頭の中で、これを書いている長谷さんが泣いている。探しているのは希望だろうか。夏の終わりを告げるセミの声は、長谷さんの恋の終わりも告げたのではないか。

スクリーンは、そんな長谷さんの姿と、長谷さんに関わる人々を映し出す。どこまでも淡々と。しかし中盤、大きな転機が訪れる。長谷さんの前に、ボーン・クロイドさんが現れるのだ。ボーンさんはアメリカと日本にルーツを持つ方で、関東で障害者就労支援施設を経営している。「自分もゲイであり、年をとった同性愛者のロールモデルに会ってみたかった」とやって来た。二人は強い絆で結ばれる。

ボーンさんといるときの長谷さんはとてもかわいい。ふた言目には「かっこええなあ」という。一緒に銭湯に行って背中を流してもらったときは、「誰かに触れてもらうなんてはじめてや」と、ちょっと恥ずかしそうな表情を浮かべていた。と思ったら何の前置きもなく、「ボーンさんも大阪来たらええのに」なんて大胆発言をしたりもする。もう、「好き」がだだ漏れだ。長谷さんの人生にそんな相手が、こんな幸せな瞬間が訪れて良かった、と思った。と同時に、これまでの93年間にはなかったんだ、とも。胸の真ん中が重くなった。

息子が生まれてから、私は「普通」なんて幻想だと思っている。日々、息子やさまざまなお子さんと触れ合うなかで、人の個性や特性はそんな枠に収まるものではないと知ったからだ。息つく間もなくお喋りをし続けている子も、阪急電車の車両名が全部言える子も、学校に1週間に1日しかいかない子も、いる。

「うちの子変わってるねん。男の子やのにピンクが好きなんよ」「女の子やのにかわいいキャラクターに興味がなくて。ちょっと変やねん」友人からそんな言葉を聞くと不安になる。それを聞いた子供は、自分が変なんだと思いはしないか。人と違うことに、引け目を感じないかと。そう言っている大人だって、親だって凹凸だらけだよと教えてあげたくなる。

「私ちょっとADHD気味かも……」なんて、今や日常会話だ。そもそも「普通」と「異常」という線引きなんて成立せず、ほとんどの人はその間にいるのではないか。にもかかわらず人はつい、「普通」と「異常」を分けてしまいがちだ。避けたり、攻撃する人もいる。怖いからだろうか、自分と違う存在が。もしかしたら、動物としての本能なんだろうか。

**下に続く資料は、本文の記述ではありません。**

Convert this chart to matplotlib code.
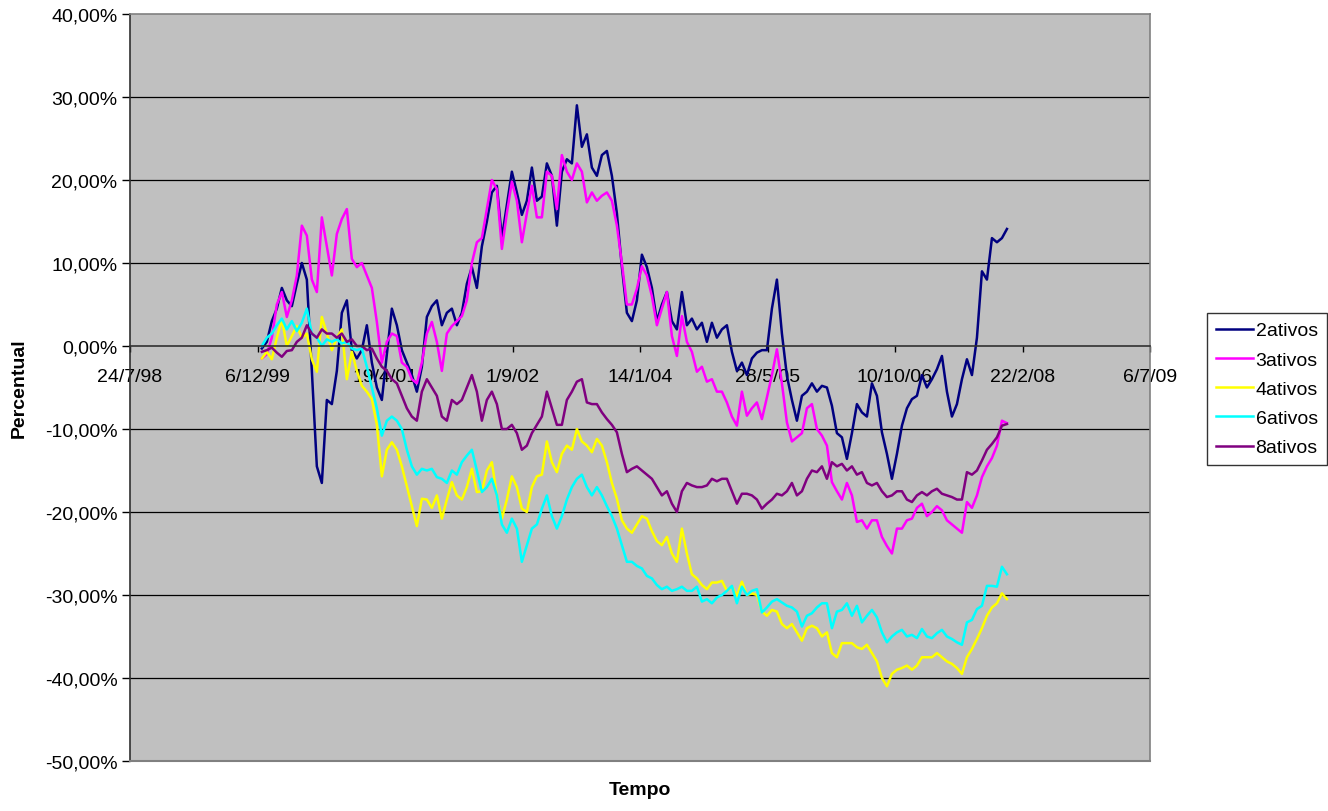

そう書いている自分も、無意識に「普通」と「異常」の区別をしていないとは言い切れない。それでも。せめて誰もが、好きな人に好きと言える世の中であって欲しい。息子にも、そんな世界を生きて欲しい。

ずっと考えていた。なぜ自分がこの映画のレビューを書きたいと思ったのか。知ってほしいと思ったからだ。長谷さんの孤独と今を。目に見えない「普通」の呪縛を。

映画の終盤、長谷さんはボーンさんから届いた返信をうれしそうに読み、もらった写真を壁に貼った。あの新聞の切り抜きの男性の近くに。

長谷さんの恋は、もう写真を眺めるだけではない。
生まれて94年目にして、好きな人と対話し、触れられる恋に出会ったのだ。